Les collectivités territoriales n’ont aucune obligation de distribuer des menus de substitution au sein des cantines scolaires. Cependant, il est possible de le proposer aux usagers. Les principes de laïcité et de neutralité du service public et d’égalité des usagers n’y font pas obstacle. Tel est le principe posé dans la décision rendue par le Conseil d’Etat.
Les faits d’espèce
En l’espèce, la commune de Chalon-sur-Saône a pris la décision de ne plus proposer aux élèves des menus alternatifs aux plats contenant du porc. Cette décision est prise pour tous les restaurants scolaires gérés par les collectivités territoriales par délibération du conseil municipal en date du 29 septembre 2015. L’information a été transmise par communiqué de presse du maire en date du 16 mars 2015. Le fondement invoqué est celui du principe de laïcité.
La procédure
La Ligue de défense judiciaire des musulmans (LDJM) a effectué un recours grâcieux contre cette décision du maire. Celui-ci a finalement été rejetée de manière implicite du fait du silence gardé par la mairie. Par la suite, la LDJM a demandé au tribunal administratif de Dijon l’annulation pour excès de pouvoir de la décision du maire ainsi que la décision implicite de rejet contre ce recours grâcieux. Par ailleurs, la Ligue de défense judiciaire des musulmans a attaqué la délibération du conseil municipal de la commune. Celui-ci approuvait le nouveau règlement des cantines scolaire confirmant la suppression des menus de substitution.

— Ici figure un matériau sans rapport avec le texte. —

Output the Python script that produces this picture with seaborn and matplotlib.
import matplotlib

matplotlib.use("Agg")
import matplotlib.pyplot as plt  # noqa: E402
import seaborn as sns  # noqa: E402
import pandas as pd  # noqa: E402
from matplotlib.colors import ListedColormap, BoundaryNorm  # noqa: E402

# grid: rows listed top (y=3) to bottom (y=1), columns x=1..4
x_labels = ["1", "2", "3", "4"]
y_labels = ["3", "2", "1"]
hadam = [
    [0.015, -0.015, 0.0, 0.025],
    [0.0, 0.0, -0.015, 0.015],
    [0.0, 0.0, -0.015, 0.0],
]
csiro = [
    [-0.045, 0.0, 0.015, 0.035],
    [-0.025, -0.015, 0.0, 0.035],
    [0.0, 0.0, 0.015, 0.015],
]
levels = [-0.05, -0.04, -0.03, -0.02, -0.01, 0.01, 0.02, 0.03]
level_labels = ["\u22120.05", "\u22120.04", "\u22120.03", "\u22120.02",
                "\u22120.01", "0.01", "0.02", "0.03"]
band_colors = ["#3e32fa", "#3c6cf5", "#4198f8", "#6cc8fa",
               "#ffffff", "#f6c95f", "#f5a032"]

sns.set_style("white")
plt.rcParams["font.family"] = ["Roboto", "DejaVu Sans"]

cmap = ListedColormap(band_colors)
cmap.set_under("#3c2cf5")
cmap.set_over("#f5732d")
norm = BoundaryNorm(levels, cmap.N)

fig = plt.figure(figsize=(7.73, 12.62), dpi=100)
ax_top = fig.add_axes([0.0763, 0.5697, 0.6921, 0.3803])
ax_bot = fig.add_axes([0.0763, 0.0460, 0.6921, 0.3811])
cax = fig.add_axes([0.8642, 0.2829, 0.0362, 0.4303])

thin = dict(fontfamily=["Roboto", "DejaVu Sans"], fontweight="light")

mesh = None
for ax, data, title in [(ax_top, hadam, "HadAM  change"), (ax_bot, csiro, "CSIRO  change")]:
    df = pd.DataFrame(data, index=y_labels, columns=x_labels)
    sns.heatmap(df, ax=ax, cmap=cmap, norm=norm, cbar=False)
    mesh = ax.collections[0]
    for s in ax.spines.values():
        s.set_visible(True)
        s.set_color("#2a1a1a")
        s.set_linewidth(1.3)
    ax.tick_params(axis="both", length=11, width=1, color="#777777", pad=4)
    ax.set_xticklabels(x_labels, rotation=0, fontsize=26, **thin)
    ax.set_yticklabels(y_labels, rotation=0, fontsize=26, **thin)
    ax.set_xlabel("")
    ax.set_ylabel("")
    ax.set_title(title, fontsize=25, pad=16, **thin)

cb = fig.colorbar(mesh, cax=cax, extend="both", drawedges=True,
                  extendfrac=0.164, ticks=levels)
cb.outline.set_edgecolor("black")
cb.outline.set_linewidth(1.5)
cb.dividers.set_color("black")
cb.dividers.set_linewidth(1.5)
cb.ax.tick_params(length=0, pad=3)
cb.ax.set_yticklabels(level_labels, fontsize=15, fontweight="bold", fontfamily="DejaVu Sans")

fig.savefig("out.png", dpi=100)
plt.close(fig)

Le tribunal administratif de Dijon ainsi que la cour administrative d’appel de Lyon ont fait droit à leurs demandes.
La commune de Châlon-sur-Saône se pourvoit en cassation en demandant au Conseil d’Etat l’annulation de cet arrêt. Elle demande également aux juges de régler l’affaire au fond.
La problématique juridique
Les principes de laïcité, de neutralité du service public et d’égalité des usagers devant ce dernier justifient-ils la décision du maire ?

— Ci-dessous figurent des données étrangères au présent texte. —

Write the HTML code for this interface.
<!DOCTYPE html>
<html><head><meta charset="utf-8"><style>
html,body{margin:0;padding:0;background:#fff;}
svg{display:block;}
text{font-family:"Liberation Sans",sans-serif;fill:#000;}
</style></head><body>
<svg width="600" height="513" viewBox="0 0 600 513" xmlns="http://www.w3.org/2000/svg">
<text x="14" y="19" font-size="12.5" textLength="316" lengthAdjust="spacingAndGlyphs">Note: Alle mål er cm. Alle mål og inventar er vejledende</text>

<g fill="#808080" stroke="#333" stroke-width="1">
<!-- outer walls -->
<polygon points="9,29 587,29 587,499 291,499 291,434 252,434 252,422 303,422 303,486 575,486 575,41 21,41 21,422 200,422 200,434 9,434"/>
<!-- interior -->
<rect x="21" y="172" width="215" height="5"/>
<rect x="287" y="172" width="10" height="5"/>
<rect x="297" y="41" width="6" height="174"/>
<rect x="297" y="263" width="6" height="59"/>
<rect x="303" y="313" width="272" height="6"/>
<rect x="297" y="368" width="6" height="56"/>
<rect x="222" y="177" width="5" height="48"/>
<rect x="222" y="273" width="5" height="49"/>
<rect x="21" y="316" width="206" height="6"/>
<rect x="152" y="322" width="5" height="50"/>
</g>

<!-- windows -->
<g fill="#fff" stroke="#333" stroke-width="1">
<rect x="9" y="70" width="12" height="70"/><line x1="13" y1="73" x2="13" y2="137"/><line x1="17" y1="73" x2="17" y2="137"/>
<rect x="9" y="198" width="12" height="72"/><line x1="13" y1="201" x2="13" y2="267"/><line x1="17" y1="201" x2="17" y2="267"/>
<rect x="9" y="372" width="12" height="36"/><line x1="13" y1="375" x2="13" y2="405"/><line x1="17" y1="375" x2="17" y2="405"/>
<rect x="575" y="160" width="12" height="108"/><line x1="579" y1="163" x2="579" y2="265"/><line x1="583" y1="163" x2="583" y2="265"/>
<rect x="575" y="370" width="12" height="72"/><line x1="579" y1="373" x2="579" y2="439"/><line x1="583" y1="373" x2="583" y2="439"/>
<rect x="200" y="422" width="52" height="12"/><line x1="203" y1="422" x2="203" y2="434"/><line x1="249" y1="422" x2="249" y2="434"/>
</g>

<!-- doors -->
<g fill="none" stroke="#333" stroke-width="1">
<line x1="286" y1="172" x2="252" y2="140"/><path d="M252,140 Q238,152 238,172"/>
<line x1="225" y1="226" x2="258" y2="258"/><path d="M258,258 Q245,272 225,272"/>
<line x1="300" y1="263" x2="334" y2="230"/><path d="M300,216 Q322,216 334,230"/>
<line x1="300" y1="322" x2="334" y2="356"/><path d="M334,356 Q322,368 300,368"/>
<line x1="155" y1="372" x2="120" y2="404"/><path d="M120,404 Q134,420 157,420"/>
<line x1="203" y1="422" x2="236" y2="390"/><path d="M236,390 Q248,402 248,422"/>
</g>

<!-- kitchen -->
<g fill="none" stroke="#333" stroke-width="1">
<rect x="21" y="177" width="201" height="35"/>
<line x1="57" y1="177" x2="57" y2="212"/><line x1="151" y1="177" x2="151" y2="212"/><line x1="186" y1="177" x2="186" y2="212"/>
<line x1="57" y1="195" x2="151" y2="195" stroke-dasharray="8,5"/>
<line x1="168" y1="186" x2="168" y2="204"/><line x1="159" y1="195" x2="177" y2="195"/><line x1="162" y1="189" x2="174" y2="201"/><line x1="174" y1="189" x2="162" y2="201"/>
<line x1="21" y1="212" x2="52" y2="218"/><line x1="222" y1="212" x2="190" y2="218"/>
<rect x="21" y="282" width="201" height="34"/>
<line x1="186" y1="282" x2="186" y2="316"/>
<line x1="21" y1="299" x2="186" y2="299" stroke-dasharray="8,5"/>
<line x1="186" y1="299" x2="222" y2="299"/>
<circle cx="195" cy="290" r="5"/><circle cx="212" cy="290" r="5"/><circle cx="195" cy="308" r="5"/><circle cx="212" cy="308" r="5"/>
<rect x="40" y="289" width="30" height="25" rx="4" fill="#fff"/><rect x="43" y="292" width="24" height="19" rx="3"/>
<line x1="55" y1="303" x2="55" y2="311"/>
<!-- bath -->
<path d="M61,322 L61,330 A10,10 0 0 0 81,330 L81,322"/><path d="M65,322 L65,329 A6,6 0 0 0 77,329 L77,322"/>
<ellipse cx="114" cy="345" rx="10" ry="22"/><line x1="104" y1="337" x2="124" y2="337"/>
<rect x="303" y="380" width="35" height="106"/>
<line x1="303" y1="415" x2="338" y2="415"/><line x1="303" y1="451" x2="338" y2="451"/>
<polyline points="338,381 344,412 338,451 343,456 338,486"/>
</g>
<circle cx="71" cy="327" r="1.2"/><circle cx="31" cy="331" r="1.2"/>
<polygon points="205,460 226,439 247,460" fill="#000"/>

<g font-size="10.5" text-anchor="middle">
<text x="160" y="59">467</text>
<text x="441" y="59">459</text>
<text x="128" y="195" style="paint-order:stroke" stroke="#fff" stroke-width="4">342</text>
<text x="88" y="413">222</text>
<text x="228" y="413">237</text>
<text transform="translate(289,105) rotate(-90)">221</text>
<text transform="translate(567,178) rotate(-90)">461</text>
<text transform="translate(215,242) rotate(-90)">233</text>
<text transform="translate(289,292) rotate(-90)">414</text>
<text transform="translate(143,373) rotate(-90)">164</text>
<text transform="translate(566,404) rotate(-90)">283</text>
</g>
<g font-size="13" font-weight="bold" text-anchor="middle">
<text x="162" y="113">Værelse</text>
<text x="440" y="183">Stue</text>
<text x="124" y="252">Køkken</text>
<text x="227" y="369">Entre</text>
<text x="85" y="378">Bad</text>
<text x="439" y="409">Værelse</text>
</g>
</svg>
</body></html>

La solution rendue par le Conseil d’Etat
Le Conseil d’Etat affirme de manière claire qu’il n’existe aucune obligation pour les collectivités territoriales gestionnaires de distribuer des repas de substitution sur le fondement de l’article 1er de la Constitution. D’autre part, les principes constitutionnels ne font pas obstacle à ce que les collectivités puissent proposer de tels menus. En vertu de ce principe, le Conseil d’Etat affirme qu’il en est de l’intérêt général de s’assurer que les enfants puissent bénéficier du service public de restauration scolaire. Toutefois il convient de prendre en considération les exigences du bon fonctionnement du service et des moyens dont disposent les collectivités.
L’analyse de la décision
Le Conseil d’Etat a eu affaire à un sujet sensible. C’est de manière nuancée mais affirmative que la Haute Juridiction a finalement énoncé sa décision. En effet, il affirme dans son considérant 6, que les principes de laïcité et de neutralité du service public ainsi que le principe d’égalité des usagers devant le service public ne font pas obstacle à ce que les collectivités puissent proposer des menus de substitution. En cela il s’oppose à une conception juridique de la laïcité qui ferait fi des croyances religieuses des usagers du service public. Toutefois, le Conseil d’Etat rappelle tout de même qu’aucun usager ne peut se prévaloir de sa croyance religieuse pour exiger de tels menus en pareille circonstance. Dès lors le Conseil d’Etat se place sur un terrain strictement juridique en rejetant les demandes de la commune requérante. La Haute juridiction laisse finalement la liberté aux collectivités territoriales de gérer leur service public de restauration scolaire en fonction des moyens dont elles disposent.